A: That's the hardware. What about programming it? This V-Space language sounds intriguing.

B: V-Space is a native 3D vector geometry programming language. Here's the kicker: its spherical coordinates—theta, phi, and radius—map one-to-one with the IS-Gate's three physical control parameters: DC bias, RF/optical drive, and flux bias. It completely bypasses the need for a traditional compiler because the program is the physical resonance geometry.

A: So, the code you write directly shapes the physical state of the hardware? That's quite a departure from conventional computing. Given this novel architecture and programming approach, what does Resonance Geometry Computing actually promise in terms of performance? The numbers here are pretty striking, referencing Mark Van Alstyne's work from November 2025.

B: They really are. We're talking about energy per operation being 5 to 100 times lower than CMOS, dropping from femtojoules to attojoules. And matrix multiplication, per square millimeter, could be 50 to 500 times faster. Imagine the acceleration for AI workloads.

A: That's an enormous leap. And the effective logic states per device, from 2 to potentially 5,000? That just opens up so much computational density. What's even more compelling is the promise of unified workloads.
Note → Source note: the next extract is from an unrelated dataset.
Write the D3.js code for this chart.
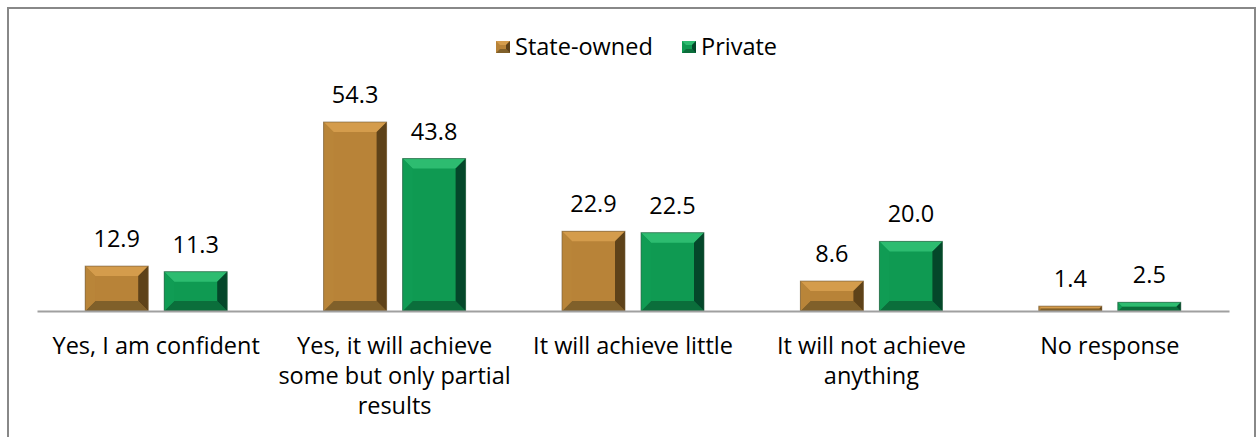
<!DOCTYPE html>
<html><head><meta charset="utf-8">
<script src="https://cdn.jsdelivr.net/npm/d3@7"></script>
<style>
html,body{margin:0;padding:0;background:#fff;}
svg{display:block;font-family:"Open Sans",Lato,sans-serif;}
</style></head>
<body>
<svg id="chart" width="1257" height="437"></svg>
<script>
const categories = [["Yes, I am confident"], ["Yes, it will achieve","some but only partial","results"], ["It will achieve little"], ["It will not achieve","anything"], ["No response"]];
const seriesNames = ["State-owned", "Private"];
const stateOwned = [12.9, 54.3, 22.9, 8.6, 1.4];
const privateVals = [11.3, 43.8, 22.5, 20.0, 2.5];

const palettes = {
  "State-owned": {base:"#B88338", top:"#D49C4C", left:"#B98539", right:"#5E4219", bottom:"#80602A", edge:"#6f5a3a"},
  "Private": {base:"#0F9A52", top:"#2DBC70", left:"#109C54", right:"#04472A", bottom:"#0B6E3B", edge:"#2f5a42"}
};
const FS = 23.5;

const svg = d3.select("#chart");
// outer border
svg.append("rect").attr("x",8).attr("y",8).attr("width",1247).attr("height",440)
  .attr("fill","none").attr("stroke","#888").attr("stroke-width",2);

const x0 = d3.scaleBand().domain(d3.range(categories.length)).range([37,1229]);
const x1 = d3.scaleBand().domain(seriesNames).range([0,x0.bandwidth()]).paddingInner(0.2025).paddingOuter(0.61);
const y = d3.scaleLinear().domain([0,54.3]).range([311,122]);

const data = [];
categories.forEach((c,i)=>{
  data.push({i, s:"State-owned", v:stateOwned[i]});
  data.push({i, s:"Private", v:privateVals[i]});
});

const g = svg.append("g");
data.forEach(d=>{
  const x = x0(d.i)+x1(d.s), w = x1.bandwidth();
  const yt = y(d.v), h = y(0)-yt;
  const b = Math.min(10, h/2, w/2);
  const p = palettes[d.s];
  const bar = g.append("g");
  bar.append("rect").attr("x",x).attr("y",yt).attr("width",w).attr("height",h).attr("fill",p.base);
  const poly = (pts,fill)=>bar.append("polygon").attr("points",pts.map(q=>q.join(",")).join(" ")).attr("fill",fill);
  poly([[x,yt],[x+w,yt],[x+w-b,yt+b],[x+b,yt+b]], p.top);
  poly([[x,yt+h],[x+w,yt+h],[x+w-b,yt+h-b],[x+b,yt+h-b]], p.bottom);
  poly([[x,yt],[x+b,yt+b],[x+b,yt+h-b],[x,yt+h]], p.left);
  poly([[x+w,yt],[x+w-b,yt+b],[x+w-b,yt+h-b],[x+w,yt+h]], p.right);
  bar.append("rect").attr("x",x).attr("y",yt).attr("width",w).attr("height",h)
    .attr("fill","none").attr("stroke",p.edge).attr("stroke-opacity",0.6).attr("stroke-width",1);
  g.append("text").attr("x",x+w/2).attr("y",yt-19).attr("text-anchor","middle")
    .attr("font-size",FS).attr("fill","#000").text(d.v.toFixed(1));
});

// axis
const axis = d3.axisBottom(x0).tickSize(0).tickFormat("");
const ax = svg.append("g").attr("transform","translate(0,311)").call(axis);
ax.select(".domain").attr("stroke","#a0a0a0").attr("stroke-width",2);
categories.forEach((lines,i)=>{
  const cx = x0(i)+x0.bandwidth()/2;
  const t = svg.append("text").attr("x",cx).attr("y",354)
    .attr("text-anchor","middle").attr("font-size",FS).attr("fill","#000");
  lines.forEach((l,j)=>t.append("tspan").attr("x",cx).attr("dy",j?30:0).text(l));
});

// legend
const legend = svg.append("g");
const legItems = [{s:"State-owned", x:496},{s:"Private", x:682}];
legItems.forEach(it=>{
  const p = palettes[it.s];
  const sx = it.x, sy = 41, sw = 14, sh = 12, b=4;
  legend.append("rect").attr("x",sx).attr("y",sy).attr("width",sw).attr("height",sh).attr("fill",p.base);
  const poly=(pts,fill)=>legend.append("polygon").attr("points",pts.map(q=>q.join(",")).join(" ")).attr("fill",fill);
  poly([[sx,sy],[sx+sw,sy],[sx+sw-b,sy+b],[sx+b,sy+b]],p.top);
  poly([[sx,sy+sh],[sx+sw,sy+sh],[sx+sw-b,sy+sh-b],[sx+b,sy+sh-b]],p.bottom);
  poly([[sx+sw,sy],[sx+sw-b,sy+b],[sx+sw-b,sy+sh-b],[sx+sw,sy+sh]],p.right);
  legend.append("text").attr("x",sx+19).attr("y",55).attr("font-size",FS).attr("fill","#000").text(it.s);
});
</script>
</body></html>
B: Exactly. That's a huge shift. Native capability to run classical, neuromorphic, and even quantum algorithms like Grover's or QAOA on the same hardware. No more specialized, disconnected architectures for each. It streamlines everything.

A: And the roadmap isn't some distant sci-fi fantasy, either. A single IS-gate by 2026, a 64-gate array running Grover search by 2027, even a room-temperature variant by 2030, with commercial cards projected for 2032. It feels very grounded.

B: It feels grounded because, as Van Alstyne stresses, this isn't about inventing new physics. It's a synthesis. It's bringing together five already mature domains: superconducting circuits, cavity QED, spintronics, phase-change memory, and geometric programming. The innovation is in their purposeful unification.